Asking the children to help choose makes a real difference. Offer them a handful of options and let them think it through. Do they want the physical rush of a climbing centre or the quieter fascination of somewhere like a butterfly house or an aquarium? Involving them in the decision teaches them something valuable. That their time is worth being intentional about, and that choosing how to spend it is a skill in itself.
Creating a Celebration Ritual
What separates a celebration day from an ordinary weekend trip is often something very small. A ritual. A detail that signals this one is different. Perhaps the person being celebrated picks the playlist for the entire journey. Perhaps they choose where everyone sits for lunch. Perhaps you bring along a notebook and, at the very end of the day, everyone writes down their single favourite moment.
These touches accumulate into something significant over the years. They become the texture of a family's shared history. Children look back on these days not as vague, pleasant outings but as named, specific memories. The report card road trip.

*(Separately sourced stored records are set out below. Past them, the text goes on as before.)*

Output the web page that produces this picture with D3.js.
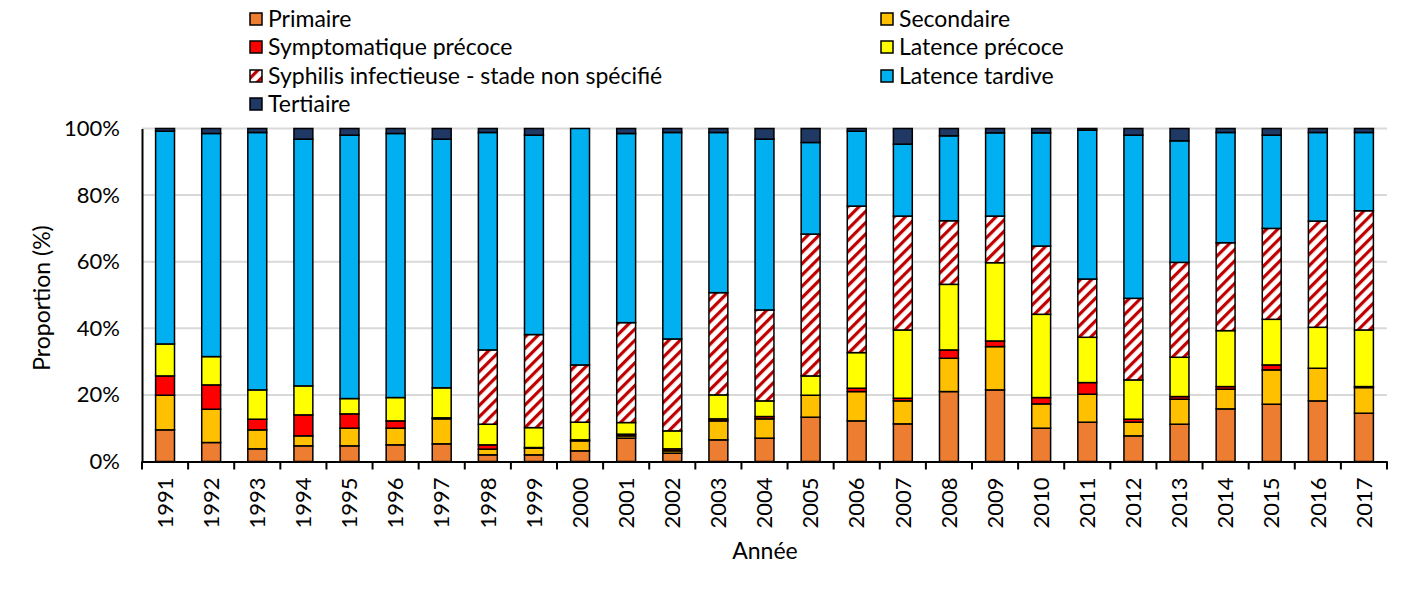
<!DOCTYPE html>
<html><head><meta charset="utf-8">
<script src="https://cdn.jsdelivr.net/npm/d3@7"></script>
<style>
body{margin:0;background:#fff;}
text{font-family:Lato,"Open Sans",sans-serif;fill:#000;}
</style></head>
<body><svg id="c" width="1410" height="602"></svg>
<script>
const years = [1991,1992,1993,1994,1995,1996,1997,1998,1999,2000,2001,2002,2003,2004,2005,2006,2007,2008,2009,2010,2011,2012,2013,2014,2015,2016,2017];
const primaire =      [9.5,5.7,3.8,4.7,4.7,5.0,5.3,2.0,2.0,3.2,7.0,2.5,6.5,7.0,13.3,12.2,11.3,21.0,21.5,10.0,11.8,7.7,11.2,15.8,17.2,18.2,14.5];
const secondaire =    [10.4,10.0,5.7,3.0,5.3,5.0,7.5,1.7,2.0,3.0,0.7,0.7,5.7,5.8,6.6,8.8,6.9,10.0,13.0,7.3,8.4,4.1,7.5,5.9,10.3,9.8,7.7];
const sympPrecoce =   [5.8,7.3,3.2,6.3,4.3,2.2,0.3,1.3,0.2,0.3,0.5,0.6,0.6,0.7,0,1.0,0.8,2.5,1.7,1.9,3.5,0.9,0.8,0.8,1.5,0,0.3];
const latPrecoce =    [9.6,8.5,8.8,8.7,4.6,7.0,9.0,6.2,6.0,5.3,3.5,5.4,7.2,4.7,5.8,10.7,20.5,19.7,23.5,25.0,13.6,11.8,11.8,16.8,13.7,12.3,17.0];
const nonSpecifie =   [0,0,0,0,0,0,0,22.3,28.0,17.2,30.0,27.6,30.7,27.3,42.6,44.0,34.2,19.1,14.0,20.5,17.5,24.5,28.5,26.4,27.3,31.9,35.8];
const latTardive =    [63.9,67.0,77.3,74.1,79.1,79.3,74.6,65.3,60.0,71.0,56.8,62.0,48.1,51.3,27.5,22.5,21.6,25.5,25.0,34.0,44.7,49.0,36.5,33.1,28.0,26.6,23.5];
const tertiaire =     [0.8,1.5,1.2,3.2,2.0,1.5,3.2,1.2,2.0,0,1.5,1.2,1.2,3.2,4.2,0.8,4.7,2.2,1.3,1.3,0.5,2.0,3.7,1.2,2.0,1.2,1.2];
const seriesNames = ["Primaire","Secondaire","Symptomatique précoce","Latence précoce","Syphilis infectieuse - stade non spécifié","Latence tardive","Tertiaire"];
const yTicks = [0,0.2,0.4,0.6,0.8,1.0];

const seriesData = [primaire,secondaire,sympPrecoce,latPrecoce,nonSpecifie,latTardive,tertiaire];
const colors = ["#ED7D31","#FFC000","#FF0000","#FFFF00","url(#hatch)","#00B0F0","#203864"];

const rows = years.map((y,i)=>{const r={year:y};let tot=0;seriesData.forEach(s=>tot+=s[i]);seriesNames.forEach((n,k)=>r[n]=seriesData[k][i]/tot);return r;});
const stacked = d3.stack().keys(seriesNames)(rows);

const svg = d3.select("#c");
const defs = svg.append("defs");
const pat = defs.append("pattern").attr("id","hatch").attr("patternUnits","userSpaceOnUse").attr("width",8).attr("height",8).attr("patternTransform","rotate(45)");
pat.append("rect").attr("width",8).attr("height",8).attr("fill","#fff");
pat.append("rect").attr("x",0).attr("width",3.2).attr("height",8).attr("fill","#C00000");

const x0=142, x1=1387, yTop=128.5, yBot=461.5;
const x = d3.scaleBand().domain(years).range([x0,x1]).paddingInner(0.59).paddingOuter(0.295);
const y = d3.scaleLinear().domain([0,1]).range([yBot,yTop]);

// gridlines
svg.append("g").selectAll("line").data(yTicks.filter(t=>t>0)).join("line")
  .attr("x1",x0).attr("x2",x1).attr("y1",d=>y(d)).attr("y2",d=>y(d))
  .attr("stroke","#D9D9D9").attr("stroke-width",2);

// bars
svg.append("g").selectAll("g").data(stacked).join("g")
  .attr("fill",(d,i)=>colors[i])
  .selectAll("rect").data(d=>d.filter(p=>p[1]-p[0]>0)).join("rect")
  .attr("x",d=>x(d.data.year)).attr("width",x.bandwidth())
  .attr("y",d=>y(d[1])).attr("height",d=>y(d[0])-y(d[1]))
  .attr("stroke","#000").attr("stroke-width",1.5);

// y axis
const yAxis = d3.axisLeft(y).tickValues(yTicks).tickFormat(d3.format(".0%")).tickSize(0).tickPadding(22);
const gy = svg.append("g").attr("transform",`translate(${x0},0)`).call(yAxis);
gy.select(".domain").attr("stroke","#000").attr("stroke-width",2);
gy.selectAll("text").style("font-size","22px").style("font-family","Lato");

// x axis
const xAxis = d3.axisBottom(x).tickSize(0).tickPadding(14);
const gx = svg.append("g").attr("transform",`translate(0,${yBot})`).call(xAxis);
gx.select(".domain").attr("stroke","#000").attr("stroke-width",2);
gx.selectAll("text").style("font-size","22px").style("font-family","Lato")
  .attr("transform","rotate(-90)").attr("text-anchor","end").attr("x",-16).attr("y",0).attr("dy","0.35em");
// category boundary ticks
const bounds = years.map(yv=>x(yv)-x.step()*x.paddingInner()/2);
bounds.push(x1);
gx.append("g").selectAll("line").data(bounds).join("line")
  .attr("x1",d=>d).attr("x2",d=>d).attr("y1",0).attr("y2",8).attr("stroke","#000").attr("stroke-width",2);

// axis titles
svg.append("text").attr("transform","translate(50,298) rotate(-90)").attr("text-anchor","middle")
  .style("font-size","23px").text("Proportion (%)");
svg.append("text").attr("x",765).attr("y",559).attr("text-anchor","middle").style("font-size","23px").text("Année");

// legend
const legPos = [[250,19],[881,19],[250,47],[881,47],[250,76],[881,76],[250,104]];
const lg = svg.append("g").selectAll("g").data(seriesNames).join("g")
  .attr("transform",(d,i)=>`translate(${legPos[i][0]},${legPos[i][1]})`);
lg.append("rect").attr("x",0).attr("y",-6).attr("width",12).attr("height",12)
  .attr("fill",(d,i)=>colors[i]).attr("stroke","#000").attr("stroke-width",1.5);
lg.append("text").attr("x",18).attr("y",0).attr("dy","0.35em").style("font-size","23px").text(d=>d);
</script></body></html>
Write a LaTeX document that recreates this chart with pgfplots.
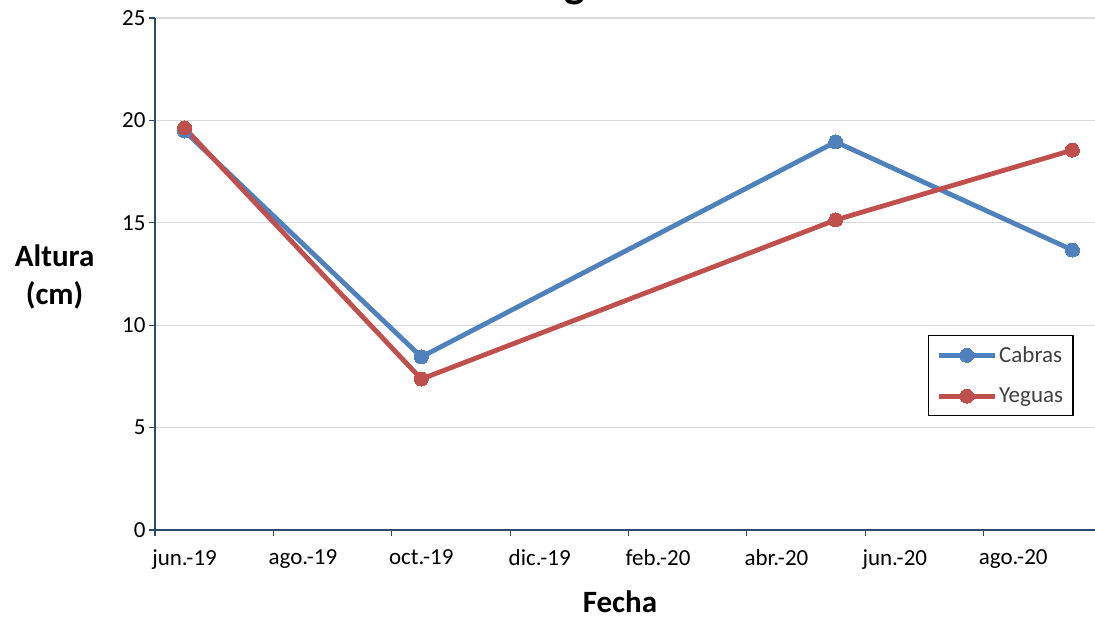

The swimming certificate safari. Their achievements become associated not with a prize sitting on a shelf, but with adventure, togetherness, and the feeling of being properly celebrated.
A relaxed day rarely happens by accident. Packing well in advance, bringing plenty of water and snacks, checking the weather and dressing accordingly. These small practical steps mean that when something unexpected happens, and something always does, it becomes part of the adventure rather than a source of tension.
It also helps to hold the plan loosely. Having a destination in mind is useful, but leaving room for detours is where some of the best moments tend to hide. An interesting sign on a country road, a view that demands you stop the car, a café that looks too good to pass. A mindful day out is not a schedule to be executed. It is a direction to move in, slowly and with your eyes open.
Reflections on a Meaningful Life
On the drive home, something is usually different. There is a particular kind of satisfied tiredness that comes from a day spent genuinely together. No one is clutching a box. Instead, they are mid-sentence, still processing what they saw, already asking when you can go back.
These are the small, conscious choices that add up to something larger. By reaching for experiences instead of objects, families build something that lasts well beyond any celebration. The UK is full of extraordinary places, quiet ones and loud ones, wild ones and historical ones, all of them waiting. There is no better reason to explore them than the people sitting right beside you.